Shortly after wresting control of the denomination, he helped push for a resolution opposing the ordination of women. In 1998, the year Patterson was elected president of the denomination, the convention amended its statement of faith to say “a wife is to submit herself graciously to the servant leadership of her husband.”
That male-headship approach is reflected in Southwestern’s website where a sub-section about “mission, vision and values” titled “Man’s Need for Salvation” makes no mention of women.
Women do make an appearance on the website in the alumni section. A description of Southwestern “women’s auxiliary” begins with a quote from Titus 2:3-5: “Older women are…to teach what is good, so that they may encourage the young women to love their husbands and children, to be sensible, pure, good homemakers, and submissive to their husbands, so that God’s message will not be slandered.”
But social and cultural changes, which once allowed pastors to advise women to stay in abusive marriages because their husbands could be converted to faith by their wives’ steadfast witness, finally caught up with him.

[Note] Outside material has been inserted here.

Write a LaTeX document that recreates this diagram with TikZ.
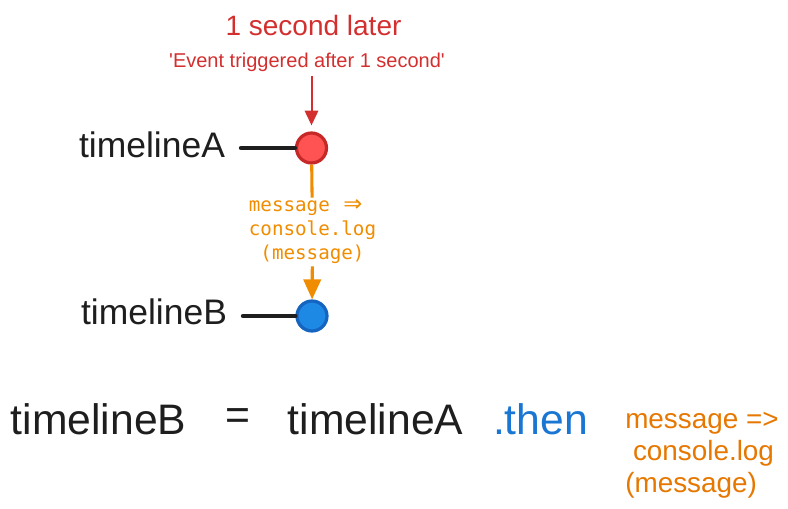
\documentclass[tikz,border=0pt]{standalone}
\usepackage{fontspec}
\setmainfont{Liberation Sans}
\setmonofont{DejaVu Sans Mono}
\newfontfamily\arrowfont{DejaVu Sans}
\usetikzlibrary{arrows.meta}
\definecolor{ink}{HTML}{1E1E1E}
\definecolor{evred}{HTML}{D32F2F}
\definecolor{dotred}{HTML}{FF5252}
\definecolor{rimred}{HTML}{C62828}
\definecolor{dotblue}{HTML}{1E88E5}
\definecolor{rimblue}{HTML}{1565C0}
\definecolor{thenblue}{HTML}{1976D2}
\definecolor{cborange}{HTML}{F08C00}
\definecolor{txtorange}{HTML}{E67700}
\newcommand{\fatarrow}{\makebox[1.204em]{\arrowfont\fontsize{17}{18}\selectfont ⇒}}
\begin{document}
\begin{tikzpicture}[x=0.75pt, y=-0.75pt, inner sep=0pt,
  lbl/.style={text=ink, font=\fontsize{26.6}{30}\selectfont},
  big/.style={text=ink, font=\fontsize{32}{36}\selectfont},
  dot/.style={circle, minimum size=22.5pt, line width=2.4pt},
  track/.style={line width=3.3pt, line cap=round, ink},
  callback/.style={align=left, text=cborange, inner sep=1.5pt,
    font=\ttfamily\fontsize{14.4}{18}\selectfont}]
  \useasboundingbox (0,0) rectangle (788,509);
  % event at timelineA
  \node[text=evred, font=\fontsize{21}{25}\selectfont] (later) at (313.5,25) {1 second later};
  \node[text=evred, font=\fontsize{15}{18}\selectfont, inner sep=3pt] (evt) at (307,62)
      {\textquotesingle Event triggered after 1 second\textquotesingle};
  % the two timelines
  \node[lbl] (nameA) at (152,145) {timelineA};
  \node[lbl] (nameB) at (154,312) {timelineB};
  \node[dot, draw=rimred, fill=dotred] (dotA) at (311.5,148) {};
  \node[dot, draw=rimblue, fill=dotblue] (dotB) at (312,316) {};
  \coordinate (startA) at (241,148);
  \coordinate (startB) at (243,316);
  \draw[track] (startA) -- (dotA);
  \draw[track] (startB) -- (dotB);
  % callback between them
  \node[callback] (msg) at (312.5,232) {message \fatarrow\\console.log\\\hphantom{x}(message)};
  \draw[evred, line width=1.5pt, -{Triangle[length=11pt, width=10pt]}, shorten >=4.5pt] (evt.south -| dotA) -- (dotA);
  \draw[cborange, line width=2.3pt] (dotA) -- (msg);
  \draw[cborange, line width=2.3pt, -{Triangle[length=15pt, width=13pt]}] (msg) -- (dotB);
  % code line
  \node[big] (codeB) at (98.5,419) {timelineB};
  \node[big] (eq) at (237.5,419) {=};
  \node[big] (codeA) at (375.5,419) {timelineA};
  \node[big, text=thenblue] (then) at (540.5,419) {.then};
  \node[anchor=west, align=left, text=txtorange, font=\fontsize{20.9}{24}\selectfont] (fn) at (625,455)
      {message =>\\\hspace*{0.278em}console.log\\(message)};
\end{tikzpicture}
\end{document}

The #MeToo movement against sexual harassment and assault, as well as women’s growing demands for equality in pay and in the corridors of power, has swayed legions of Southern Baptist women as well.
Earlier this month, more than 3,000 such women signed a letter asking the trustees to take action against Patterson.
Even men piled on. In an article in Christianity Today, three Southern Baptist ministers, including J.D. Greear, who will likely be elected president of the convention next month, wrote that church leaders are not undermining the institution of marriage by counseling abused women to separate from their husbands.
“We think there are biblically some exceptions to ‘Til death do us part,’” said Greear, pastor of The Summit Church in Durham, N.C. “There are certain situations of which physical abuse would be one, that done under the right counsel, we would say is a biblically permissible divorce.”